One of the Tutsis he protected, Thomas Kamilindi, a journalist who had had several brushes with death before he managed to get to the hotel, used the phone to give an interview to French radio. 'I described how we lived, with no water - drinking the swimming pool - and how it was with the killing . . . '. The interview was broadcast and next day a soldier arrived at the hotel to assassinate him. In this extraordinary intimate genocide most people knew their killers, friends, neighbours, family members. Thomas moved into a friend's room, used the house phone to get his wife to find out the name of the soldier. 'He had been a friend since childhood, so I called him and said, 'OK, I'm coming,' and I went. He explained that the military command wanted me dead. Then he said, in effect, 'I don't know who's going to kill you. I can't do it. But I'm leaving the hotel and they'll send someone for sure to kill you.' Nobody else came for me.' The Rwandese individuals who spent time with Gourevitch have lived through the unthinkable, and many made choices of unbelievable bravery. From the hotel manager to Vice President Kagame, who finally emerges here from the usual cliches of the 'strongman', these are modest people, who see their extraordinary lives as just a series of problems which had to be solved. Gourevitch's pages make them live. Knowing them, Rwanda becomes not just a word associated with horror.
The real horror in this story is how well Gourevich brings out that it was not only the victims who knew precisely what Hutu Power planned and how it was carried out: the UN's appalling negligence has been well documented, as has the responsibility of many church leaders. Bill Clinton, unlike the others whose guilt springs fresh out of these pages, has even made an apology.
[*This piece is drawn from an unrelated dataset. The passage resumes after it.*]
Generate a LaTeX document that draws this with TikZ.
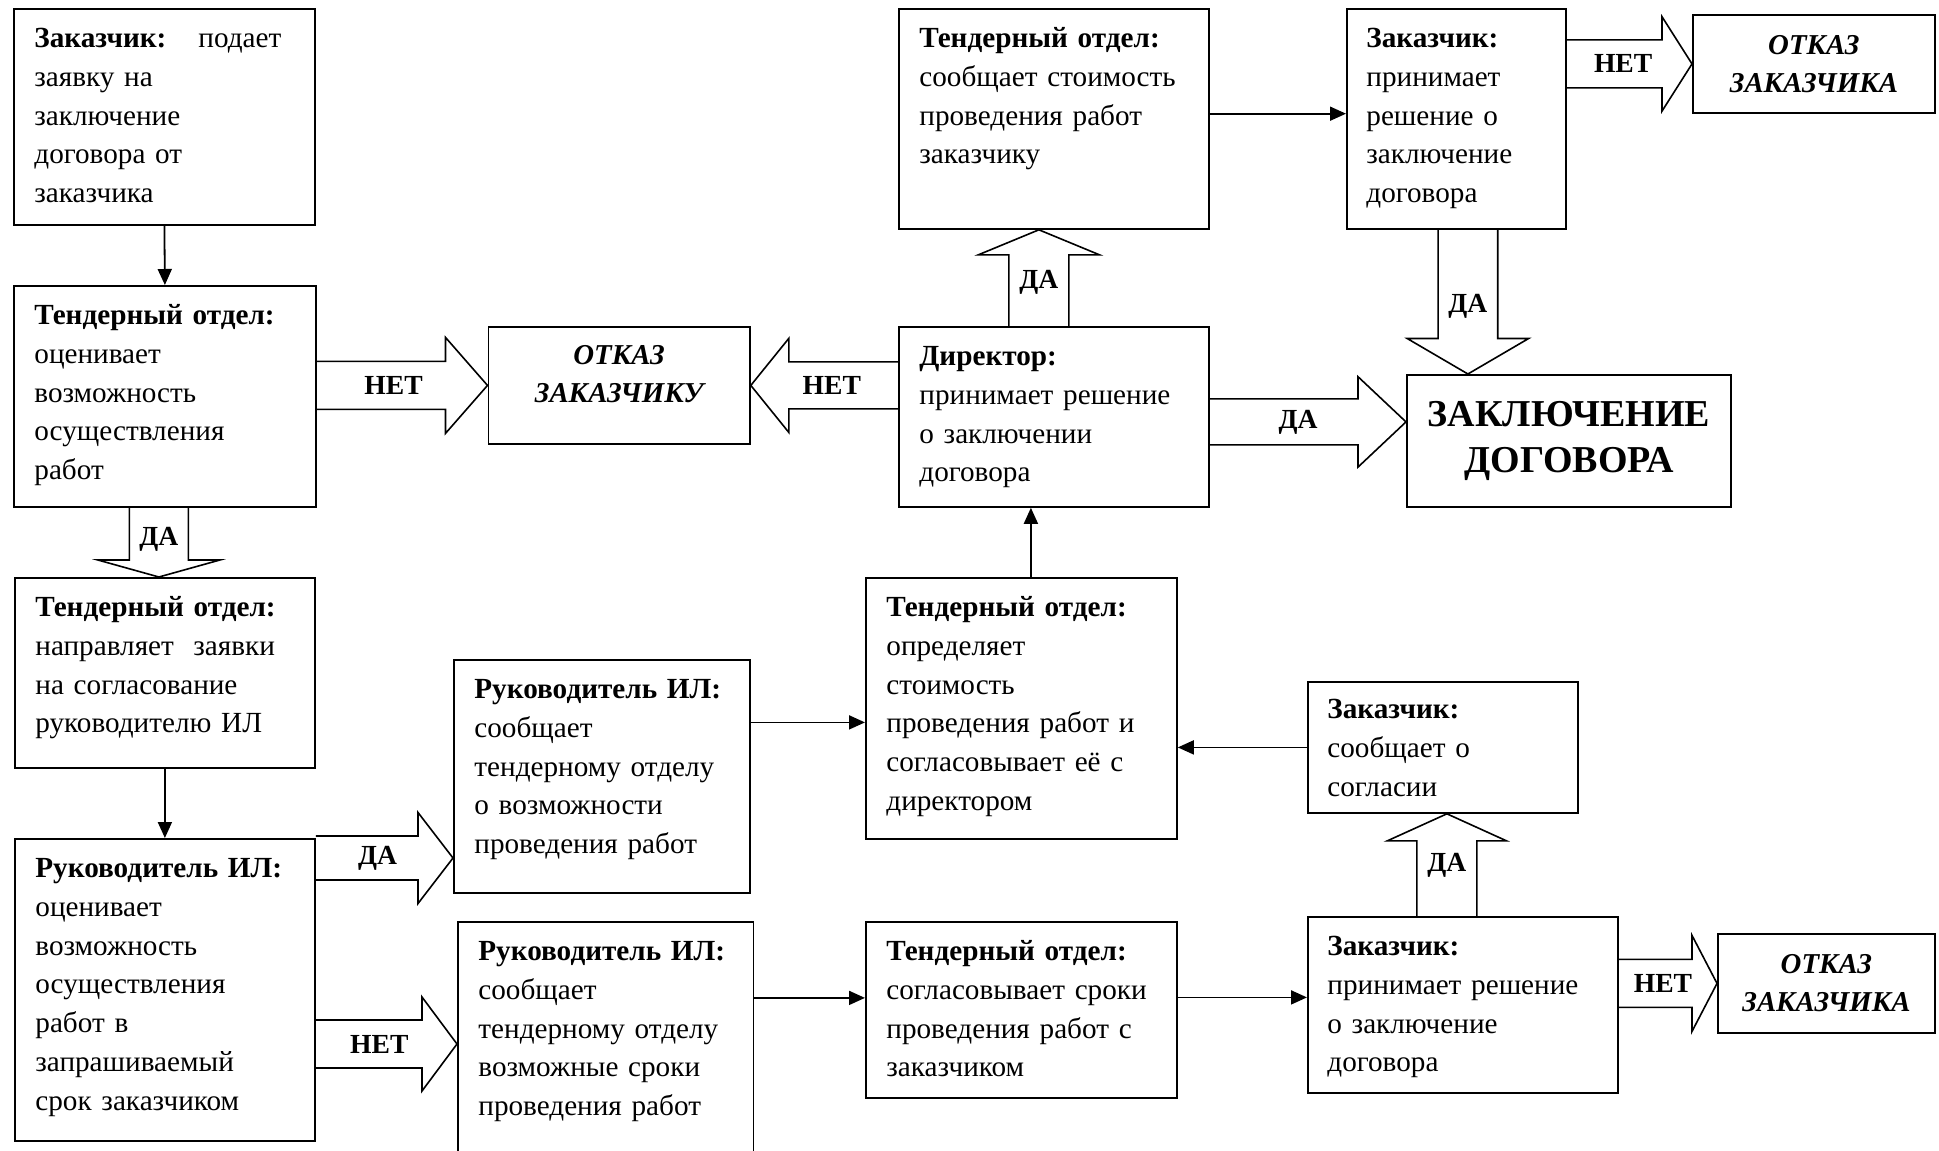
\documentclass[tikz,border=0pt]{standalone}
\usepackage{fontspec}
\setmainfont{Liberation Serif}
\usetikzlibrary{calc,arrows.meta}

% wide hollow arrow: [label pos] name, start, tip, label, half shaft, half head, head length
\newcommand{\bigarrow}[8][0.45]{%
  \coordinate (#2-s) at (#3);
  \coordinate (#2-e) at (#4);
  \coordinate (#2-h) at ($(#2-e)!#8!(#2-s)$);
  \draw[fat] ($(#2-s)!#6!90:(#2-e)$) -- ($(#2-h)!#6!90:(#2-e)$) -- ($(#2-h)!#7!90:(#2-e)$)
    -- (#2-e) -- ($(#2-h)!#7!-90:(#2-e)$) -- ($(#2-h)!#6!-90:(#2-e)$) -- ($(#2-s)!#6!-90:(#2-e)$);
  \node[lbl] (#2) at ($(#2-s)!#1!(#2-e)$) {#5};
}

\begin{document}
\begin{tikzpicture}[x=0.5pt, y=-0.5pt,
    box/.style={draw, line width=0.9pt, anchor=north west, inner sep=0pt},
    txt/.style={anchor=north west, align=left, inner sep=0pt, text width=#1,
      font=\fontsize{14.6}{19.4}\selectfont, execute at begin node=\strut},
    txt/.default=150pt,
    endtxt/.style={align=center, inner sep=0pt, font=\fontsize{14.4}{19}\selectfont\bfseries\itshape},
    endbox/.style={box, endtxt},
    lbl/.style={inner sep=1pt, font=\fontsize{13.8}{16}\selectfont\bfseries},
    fat/.style={line width=0.8pt, line join=miter},
    conn/.style={line width=0.9pt, -{Triangle[length=8pt,width=7pt]}}]
  \useasboundingbox (0,0) rectangle (1939,1151);

  % left column
  \node[box, minimum width=150.5pt, minimum height=108pt] (A) at (13,8) {};
  \node[txt=123.5pt] (A-t) at ([shift={(10.5pt,-6pt)}]A.north west)
    {\textbf{Заказчик:}\hfill подает\\заявку на\\заключение\\договора от\\заказчика};
  \node[box, minimum width=151pt, minimum height=110.5pt] (B) at (13,285) {};
  \node[txt] (B-t) at ([shift={(10.5pt,-6pt)}]B.north west)
    {\textbf{Тендерный отдел:}\\оценивает\\возможность\\осуществления\\работ};
  \node[box, minimum width=150pt, minimum height=95pt] (C) at (14,577) {};
  \node[txt] (C-t) at ([shift={(10.5pt,-6pt)}]C.north west)
    {\textbf{Тендерный отдел:}\\направляет\ \ заявки\\на согласование\\руководителю ИЛ};
  \node[box, minimum width=150pt, minimum height=151pt] (D) at (14,838) {};
  \node[txt] (D-t) at ([shift={(10.5pt,-6pt)}]D.north west)
    {\textbf{Руководитель ИЛ:}\\оценивает\\возможность\\осуществления\\работ в\\запрашиваемый\\срок заказчиком};

  % second column
  \node[box, minimum width=130.75pt, minimum height=58.5pt] (E) at (487.5,326) {};
  \node[endtxt] (E-t) at ([yshift=5.5pt]E.center) {ОТКАЗ\\ЗАКАЗЧИКУ};
  \node[box, minimum width=148pt, minimum height=116.5pt] (F) at (453,659) {};
  \node[txt] (F-t) at ([shift={(10.5pt,-6pt)}]F.north west)
    {\textbf{Руководитель ИЛ:}\\сообщает\\тендерному отделу\\о возможности\\проведения работ};
  \node[box, minimum width=147.75pt, minimum height=120pt] (G) at (457,921) {};
  \node[txt] (G-t) at ([shift={(10.5pt,-6pt)}]G.north west)
    {\textbf{Руководитель ИЛ:}\\сообщает\\тендерному отделу\\возможные сроки\\проведения работ};

  % third column
  \node[box, minimum width=155pt, minimum height=110pt] (H) at (898,8) {};
  \node[txt] (H-t) at ([shift={(10.5pt,-6pt)}]H.north west)
    {\textbf{Тендерный отдел:}\\сообщает стоимость\\проведения работ\\заказчику};
  \node[box, minimum width=155pt, minimum height=90pt] (I) at (898,326) {};
  \node[txt] (I-t) at ([shift={(10.5pt,-6pt)}]I.north west)
    {\textbf{Директор:}\\принимает решение\\о заключении\\договора};
  \node[box, minimum width=155.5pt, minimum height=130.5pt] (J) at (865,577) {};
  \node[txt] (J-t) at ([shift={(10.5pt,-6pt)}]J.north west)
    {\textbf{Тендерный отдел:}\\определяет\\стоимость\\проведения работ и\\согласовывает её с\\директором};
  \node[box, minimum width=155.5pt, minimum height=88pt] (K) at (865,921) {};
  \node[txt] (K-t) at ([shift={(10.5pt,-6pt)}]K.north west)
    {\textbf{Тендерный отдел:}\\согласовывает сроки\\проведения работ с\\заказчиком};

  % right part
  \node[box, minimum width=109.5pt, minimum height=110pt] (L) at (1346,8) {};
  \node[txt=100pt] (L-t) at ([shift={(10pt,-6pt)}]L.north west)
    {\textbf{Заказчик:}\\принимает\\решение о\\заключение\\договора};
  \node[endbox, minimum width=121pt, minimum height=49pt] (M) at (1692,14) {ОТКАЗ\\ЗАКАЗЧИКА};
  \node[box, align=center, minimum width=162pt, minimum height=66pt,
    font=\fontsize{19}{23}\selectfont\bfseries] (N) at (1406,374) {ЗАКЛЮЧЕНИЕ\\ДОГОВОРА};
  \node[box, minimum width=135pt, minimum height=65.5pt] (O) at (1307,681) {};
  \node[txt=120pt] (O-t) at ([shift={(10pt,-5pt)}]O.north west)
    {\textbf{Заказчик:}\\сообщает о\\согласии};
  \node[box, minimum width=155pt, minimum height=88pt] (P) at (1307,916) {};
  \node[txt] (P-t) at ([shift={(10pt,-6pt)}]P.north west)
    {\textbf{Заказчик:}\\принимает решение\\о заключение\\договора};
  \node[endbox, minimum width=108.5pt, minimum height=49.5pt] (Q) at (1717,933) {ОТКАЗ\\ЗАКАЗЧИКА};

  % thin arrows
  \draw[conn] (A.south) -- (B.north);
  \draw[conn] (C.south) -- (D.north);
  \draw[conn] ([yshift=27pt]F.east) -- ([yshift=27pt]F.east -| J.west);
  \draw[conn] ([yshift=22pt]G.east) -- ([yshift=22pt]G.east -| K.west);
  \draw[conn] ([yshift=6.25pt]K.east) -- ([yshift=6.25pt]K.east -| P.west);
  \draw[conn] (O.west) -- (O.west -| J.east);
  \draw[conn] ([xshift=4.75pt]J.north) -- ([xshift=4.75pt]J.north |- I.south);
  \draw[conn] ([yshift=2.6pt]H.east) -- ([yshift=2.6pt]H.east -| L.west);

  % wide arrows
  \bigarrow{BE}{B.east |- E.west}{BE-s -| E.west}{НЕТ}{12pt}{24pt}{21pt}
  \bigarrow{BC}{[xshift=-3pt]B.south}{BC-s |- C.north}{ДА}{14.75pt}{30.5pt}{8.5pt}
  \bigarrow{DF}{[yshift=-10pt]D.north east}{DF-s -| F.west}{ДА}{11pt}{22.75pt}{17.5pt}
  \bigarrow{DG}{[yshift=-103pt]D.north east}{DG-s -| G.west}{НЕТ}{12pt}{23.5pt}{17.5pt}
  \bigarrow{IE}{I.west |- E.east}{E.east}{НЕТ}{11.75pt}{23.5pt}{19pt}
  \bigarrow{IH}{[xshift=-7.5pt]H.south |- I.north}{[xshift=-7.5pt]H.south}{ДА}{15pt}{30.25pt}{12.5pt}
  \bigarrow{IN}{[yshift=-2.5pt]I.east}{IN-s -| N.west}{ДА}{11.5pt}{22.6pt}{24pt}
  \bigarrow{LM}{L.east |- M.west}{M.west}{НЕТ}{12pt}{23.6pt}{15pt}
  \bigarrow[0.53]{LN}{[xshift=5.75pt]L.south}{LN-s |- N.north}{ДА}{14.9pt}{30.35pt}{17.75pt}
  \bigarrow[0.5]{PO}{[xshift=2pt]O.south |- P.north}{[xshift=2pt]O.south}{ДА}{15pt}{29.75pt}{13.5pt}
  \bigarrow{PQ}{P.east |- Q.west}{Q.west}{НЕТ}{12pt}{24pt}{12.5pt}
\end{tikzpicture}
\end{document}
This is not quite good enough. Many of the players themselves and their international supporters now involved in the wars in and around Congo have preferred not to understand either the genocide or its perpetuation for more than a year by the UN's camps in Zaire. To understand what happened is to know who is guilty of this historic crime against humanity, and to know that the guilty men are not just the tens of thousands in pink pyjamas in Rwanda's overcrowded prisons. This crime is one which our common humanity has an obligation to pay for. Gourevitch's short book should be compulsory reading for Heads of State and Ministers of Defence all over Africa, as well as for all UN officials involved in peace- keeping operations and humanitarian aid, from the Secretary General on down, and the heads of missionary orders in the US, France and Belgium.